(Rows from a dataset)
━━━━━━
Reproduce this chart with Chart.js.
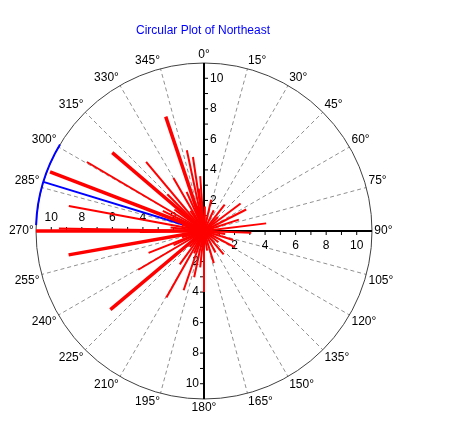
<!DOCTYPE html>
<html>
<head>
<meta charset="utf-8">
<script src="https://cdn.jsdelivr.net/npm/chart.js@4.4.1/dist/chart.umd.min.js"></script>
<style>
  body { margin: 0; background: #fff; }
</style>
</head>
<body>
<canvas id="myChart" width="469" height="434"></canvas>
<script>
const chartTitle = 'Circular Plot of Northeast';
const angleTicks = [0, 15, 30, 45, 60, 75, 90, 105, 120, 135, 150, 165, 180, 195, 210, 225, 240, 255, 270, 285, 300, 315, 330, 345];
const radialTicks = [2, 4, 6, 8, 10];
const rMax = 11;

// compass direction (deg) and length of each observation vector
const vectorAngles = [
    270, 271, 269, 291, 280.5, 300.5, 310.5, 320, 330, 341.5, 348, 351.5, 356, 353,
    13, 53, 63, 83, 92, 107, 140, 180, 192, 199, 209.5, 230, 239.5, 248.5, 260,
    2, 25, 38, 45, 72, 98, 118, 128, 152, 163, 171, 186, 204, 216, 222, 245, 254,
    276, 286, 296, 306, 315, 326, 336, 345
];
const vectorLengths = [
    11.0, 9.5, 4.2, 10.8, 9.0, 8.9, 7.9, 5.9, 4.0, 7.9, 5.4, 4.9, 3.6, 2.8,
    2.1, 3.0, 3.1, 4.1, 3.1, 2.0, 2.0, 4.0, 3.1, 4.1, 5.0, 8.0, 5.0, 3.9, 9.0,
    1.6, 1.5, 2.2, 1.3, 2.4, 1.4, 2.3, 1.2, 1.6, 2.2, 1.3, 2.4, 1.6, 2.7, 1.4, 2.2, 1.5,
    2.2, 1.5, 3.0, 2.4, 3.4, 1.6, 2.8, 1.7
];

// mean direction and its confidence arc
const meanAngle = 287;
const meanLength = 11;
const ciLow = 272;
const ciHigh = 301;

const heavyAngles = [270, 291, 310.5, 341.5, 230, 260];

const rad = d => d * Math.PI / 180;
const toXY = (a, r) => ({ x: r * Math.sin(rad(a)), y: r * Math.cos(rad(a)) });

const datasets = vectorAngles.map((a, i) => ({
    data: [{ x: 0, y: 0 }, toXY(a, vectorLengths[i])],
    borderColor: '#ff0000',
    borderWidth: heavyAngles.includes(a) ? 3.5 : 2,
    showLine: true,
    pointRadius: 0,
    clip: false,
}));
datasets.push({
    data: [{ x: 0, y: 0 }, toXY(meanAngle, meanLength)],
    borderColor: '#0000ff',
    borderWidth: 2,
    showLine: true,
    pointRadius: 0,
    clip: false,
});

const font = '12px "Liberation Sans", Arial, sans-serif';

const polarGrid = {
    id: 'polarGrid',
    beforeDatasetsDraw(chart) {
        const { ctx } = chart;
        const sx = chart.scales.x, sy = chart.scales.y;
        const px = (a, r) => sx.getPixelForValue(toXY(a, r).x);
        const py = (a, r) => sy.getPixelForValue(toXY(a, r).y);
        const cx = sx.getPixelForValue(0), cy = sy.getPixelForValue(0);
        const R = sx.getPixelForValue(rMax) - cx;
        ctx.save();

        // dashed spokes
        ctx.strokeStyle = '#909090';
        ctx.lineWidth = 1;
        ctx.setLineDash([4, 3]);
        angleTicks.forEach(a => {
            if (a % 90 === 0) return;
            ctx.beginPath();
            ctx.moveTo(px(a, 0.3), py(a, 0.3));
            ctx.lineTo(px(a, rMax), py(a, rMax));
            ctx.stroke();
        });
        ctx.setLineDash([]);

        // outer circle
        ctx.strokeStyle = '#404040';
        ctx.beginPath();
        ctx.arc(cx, cy, R, 0, Math.PI * 2);
        ctx.stroke();

        // axes
        ctx.strokeStyle = '#000';
        ctx.lineWidth = 2;
        ctx.beginPath();
        ctx.moveTo(cx, cy - R); ctx.lineTo(cx, cy + R);
        ctx.moveTo(cx - R, cy); ctx.lineTo(cx + R, cy);
        ctx.stroke();

        // tick marks
        ctx.lineWidth = 1;
        ctx.beginPath();
        for (let v = 1; v <= 10; v++) {
            const d = sx.getPixelForValue(v) - cx;
            ctx.moveTo(cx, cy - d); ctx.lineTo(cx + 4, cy - d);
            ctx.moveTo(cx + d, cy); ctx.lineTo(cx + d, cy + 4);
            ctx.moveTo(cx, cy + d); ctx.lineTo(cx - 4, cy + d);
            ctx.moveTo(cx - d, cy); ctx.lineTo(cx - d, cy - 4);
        }
        ctx.stroke();

        // radial tick labels
        ctx.fillStyle = '#000';
        ctx.font = font;
        radialTicks.forEach(v => {
            const d = sx.getPixelForValue(v) - cx;
            ctx.textAlign = 'left'; ctx.textBaseline = 'middle';
            ctx.fillText(v, cx + 6, cy - d);
            ctx.textAlign = 'right';
            ctx.fillText(v, cx - 5, cy + d);
            ctx.textAlign = 'center'; ctx.textBaseline = 'top';
            ctx.fillText(v, cx + d, cy + 9);
            ctx.textBaseline = 'bottom';
            ctx.fillText(v, cx - d, cy - 7);
        });

        // angle labels
        angleTicks.forEach(a => {
            const s = Math.sin(rad(a)), c = Math.cos(rad(a));
            ctx.textAlign = s > 0.01 ? 'left' : (s < -0.01 ? 'right' : 'center');
            ctx.textBaseline = c > 0.01 ? 'bottom' : (c < -0.01 ? 'top' : 'middle');
            ctx.fillText(a + '°', px(a, rMax + 0.15), py(a, rMax + 0.15));
        });
        ctx.restore();
    },
    afterDatasetsDraw(chart) {
        const { ctx } = chart;
        const sx = chart.scales.x, sy = chart.scales.y;
        const cx = sx.getPixelForValue(0), cy = sy.getPixelForValue(0);
        const R = sx.getPixelForValue(rMax) - cx;
        ctx.save();
        ctx.strokeStyle = '#0000ff';
        ctx.lineWidth = 2;
        ctx.beginPath();
        ctx.arc(cx, cy, R, rad(ciLow - 90), rad(ciHigh - 90));
        ctx.stroke();

        ctx.fillStyle = '#0000ff';
        ctx.font = font;
        ctx.textAlign = 'center';
        ctx.textBaseline = 'middle';
        ctx.fillText(chartTitle, cx - 1, 31);
        ctx.restore();
    }
};

const cts = document.querySelector('#myChart').getContext('2d');

const config = {
    type: 'scatter',
    data: { datasets },
    options: {
        responsive: false,
        animation: false,
        layout: { padding: { left: 36, right: 97, top: 63, bottom: 35 } },
        scales: {
            x: { display: false, min: -rMax, max: rMax },
            y: { display: false, min: -rMax, max: rMax },
        },
        plugins: {
            legend: { display: false },
            tooltip: { enabled: false },
        },
    },
    plugins: [polarGrid],
};

const myChart = new Chart(cts, config);
</script>
</body>
</html>
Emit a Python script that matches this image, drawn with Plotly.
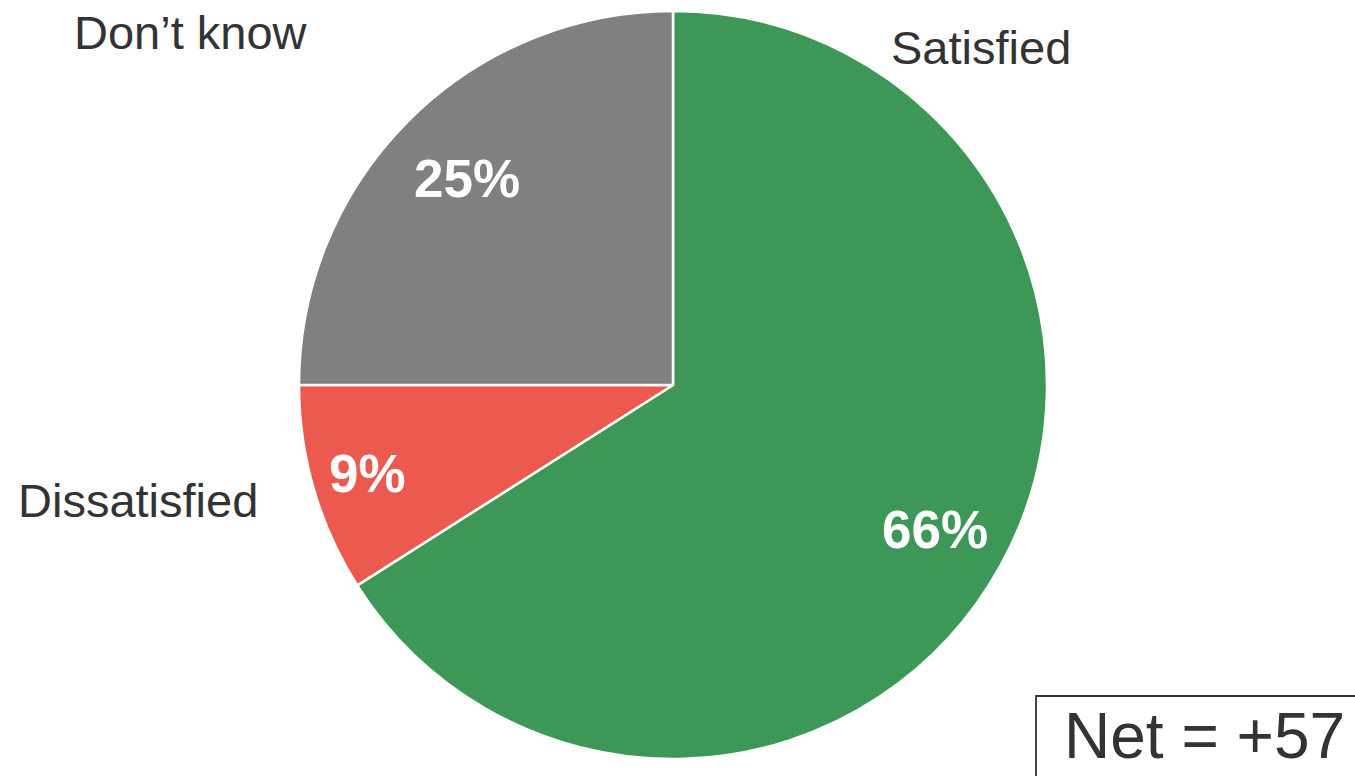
━━━━━━
Could the lines from the top of the material through the line with "const rMax = 11;" be repeated exactly, pictures left out?

Reproduce this chart with Chart.js.
<!DOCTYPE html>
<html>
<head>
<meta charset="utf-8">
<script src="https://cdn.jsdelivr.net/npm/chart.js@4.4.1/dist/chart.umd.min.js"></script>
<style>
  body { margin: 0; background: #fff; }
</style>
</head>
<body>
<canvas id="myChart" width="469" height="434"></canvas>
<script>
const chartTitle = 'Circular Plot of Northeast';
const angleTicks = [0, 15, 30, 45, 60, 75, 90, 105, 120, 135, 150, 165, 180, 195, 210, 225, 240, 255, 270, 285, 300, 315, 330, 345];
const radialTicks = [2, 4, 6, 8, 10];
const rMax = 11;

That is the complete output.